→ What to do
Skip the pictures and repeat each line of the data exactly.

── Supplied data

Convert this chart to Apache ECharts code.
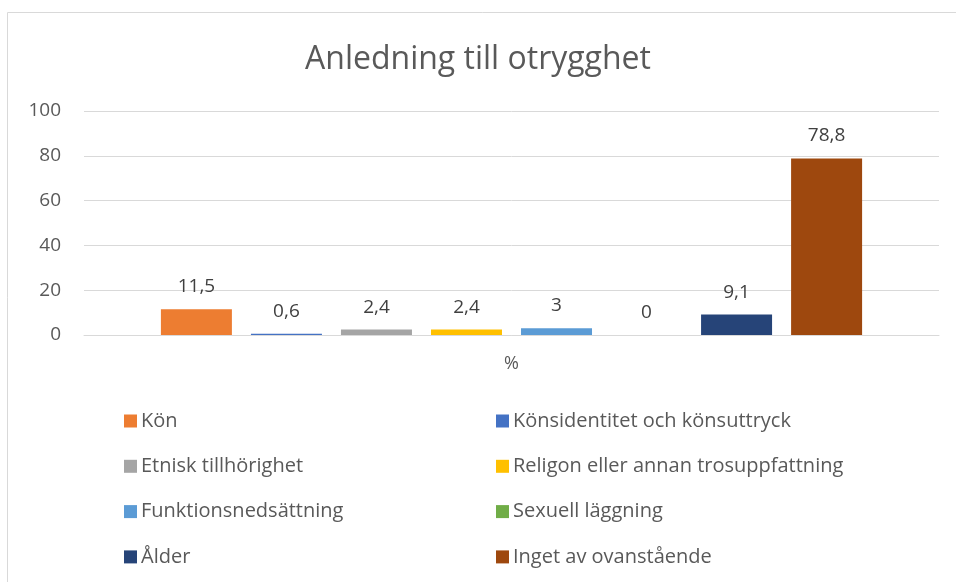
<!DOCTYPE html>
<html>
<head>
<meta charset="utf-8">
<script src="https://cdn.jsdelivr.net/npm/echarts@6/dist/echarts.min.js"></script>
<style>
  html, body { margin: 0; padding: 0; background: #fff; }
  #chart { width: 956px; height: 582px; }
</style>
</head>
<body>
<div id="chart"></div>
<script>
// data
const categories = ['%']
const seriesNames = [
  'Kön',
  'Könsidentitet och könsuttryck',
  'Etnisk tillhörighet',
  'Religon eller annan trosuppfattning',
  'Funktionsnedsättning',
  'Sexuell läggning',
  'Ålder',
  'Inget av ovanstående'
]
const seriesValues = [11.5, 0.6, 2.4, 2.4, 3, 0, 9.1, 78.8]
const seriesColors = ['#ED7D31', '#4472C4', '#A5A5A5', '#FFC000', '#5B9BD5', '#70AD47', '#264478', '#9E480E']
const yTicks = [0, 20, 40, 60, 80, 100]

const font = '"Open Sans", "Noto Sans", sans-serif'

let chart = echarts.init(document.getElementById('chart'))

// legend in two columns, one small legend per entry
let legends = seriesNames.map((name, i) => ({
  data: [name],
  left: i % 2 === 0 ? 119 : 491,
  top: 406 + Math.floor(i / 2) * 45.3,
  itemWidth: 13,
  itemHeight: 13,
  itemGap: 6,
  icon: 'rect',
  textStyle: { color: '#595959', fontSize: 20, fontFamily: font, padding: [0, 0, 0, -1] }
}))

let options = {
  animation: false,
  title: {
    text: 'Anledning till otrygghet',
    left: 'center',
    top: 39,
    textStyle: { color: '#595959', fontSize: 32, fontWeight: 'normal', fontFamily: font }
  },
  graphic: [{
    type: 'rect',
    shape: { x: 7.5, y: 12.5, width: 960, height: 600 },
    style: { fill: 'none', stroke: '#d9d9d9', lineWidth: 1 },
    silent: true
  }],
  legend: legends,
  grid: { left: 84, right: 17, top: 111, height: 224 },
  xAxis: {
    type: 'category',
    data: categories,
    axisLine: { lineStyle: { color: '#d9d9d9', width: 1 } },
    axisTick: { show: false },
    axisLabel: { color: '#595959', fontSize: 18, fontFamily: font, margin: 20 }
  },
  yAxis: {
    type: 'value',
    min: yTicks[0],
    max: yTicks[yTicks.length - 1],
    interval: 20,
    axisLine: { show: false },
    axisTick: { show: false },
    splitLine: { lineStyle: { color: '#d9d9d9', width: 1 } },
    axisLabel: { color: '#595959', fontSize: 19, fontFamily: font, margin: 23 }
  },
  series: seriesNames.map((name, i) => ({
    name: name,
    type: 'bar',
    data: [seriesValues[i]],
    barWidth: 71,
    barGap: '26.8%',
    itemStyle: { color: seriesColors[i] },
    label: {
      show: true,
      position: 'top',
      distance: 13,
      color: '#404040',
      fontSize: 19,
      fontFamily: font,
      formatter: p => String(p.value).replace('.', ',')
    }
  }))
}

chart.setOption(options)
</script>
</body>
</html>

────

→ Full response
Convert this chart to Apache ECharts code.
<!DOCTYPE html>
<html>
<head>
<meta charset="utf-8">
<script src="https://cdn.jsdelivr.net/npm/echarts@6/dist/echarts.min.js"></script>
<style>
  html, body { margin: 0; padding: 0; background: #fff; }
  #chart { width: 956px; height: 582px; }
</style>
</head>
<body>
<div id="chart"></div>
<script>
// data
const categories = ['%']
const seriesNames = [
  'Kön',
  'Könsidentitet och könsuttryck',
  'Etnisk tillhörighet',
  'Religon eller annan trosuppfattning',
  'Funktionsnedsättning',
  'Sexuell läggning',
  'Ålder',
  'Inget av ovanstående'
]
const seriesValues = [11.5, 0.6, 2.4, 2.4, 3, 0, 9.1, 78.8]
const seriesColors = ['#ED7D31', '#4472C4', '#A5A5A5', '#FFC000', '#5B9BD5', '#70AD47', '#264478', '#9E480E']
const yTicks = [0, 20, 40, 60, 80, 100]

const font = '"Open Sans", "Noto Sans", sans-serif'

let chart = echarts.init(document.getElementById('chart'))

// legend in two columns, one small legend per entry
let legends = seriesNames.map((name, i) => ({
  data: [name],
  left: i % 2 === 0 ? 119 : 491,
  top: 406 + Math.floor(i / 2) * 45.3,
  itemWidth: 13,
  itemHeight: 13,
  itemGap: 6,
  icon: 'rect',
  textStyle: { color: '#595959', fontSize: 20, fontFamily: font, padding: [0, 0, 0, -1] }
}))

let options = {
  animation: false,
  title: {
    text: 'Anledning till otrygghet',
    left: 'center',
    top: 39,
    textStyle: { color: '#595959', fontSize: 32, fontWeight: 'normal', fontFamily: font }
  },
  graphic: [{
    type: 'rect',
    shape: { x: 7.5, y: 12.5, width: 960, height: 600 },
    style: { fill: 'none', stroke: '#d9d9d9', lineWidth: 1 },
    silent: true
  }],
  legend: legends,
  grid: { left: 84, right: 17, top: 111, height: 224 },
  xAxis: {
    type: 'category',
    data: categories,
    axisLine: { lineStyle: { color: '#d9d9d9', width: 1 } },
    axisTick: { show: false },
    axisLabel: { color: '#595959', fontSize: 18, fontFamily: font, margin: 20 }
  },
  yAxis: {
    type: 'value',
    min: yTicks[0],
    max: yTicks[yTicks.length - 1],
    interval: 20,
    axisLine: { show: false },
    axisTick: { show: false },
    splitLine: { lineStyle: { color: '#d9d9d9', width: 1 } },
    axisLabel: { color: '#595959', fontSize: 19, fontFamily: font, margin: 23 }
  },
  series: seriesNames.map((name, i) => ({
    name: name,
    type: 'bar',
    data: [seriesValues[i]],
    barWidth: 71,
    barGap: '26.8%',
    itemStyle: { color: seriesColors[i] },
    label: {
      show: true,
      position: 'top',
      distance: 13,
      color: '#404040',
      fontSize: 19,
      fontFamily: font,
      formatter: p => String(p.value).replace('.', ',')
    }
  }))
}

chart.setOption(options)
</script>
</body>
</html>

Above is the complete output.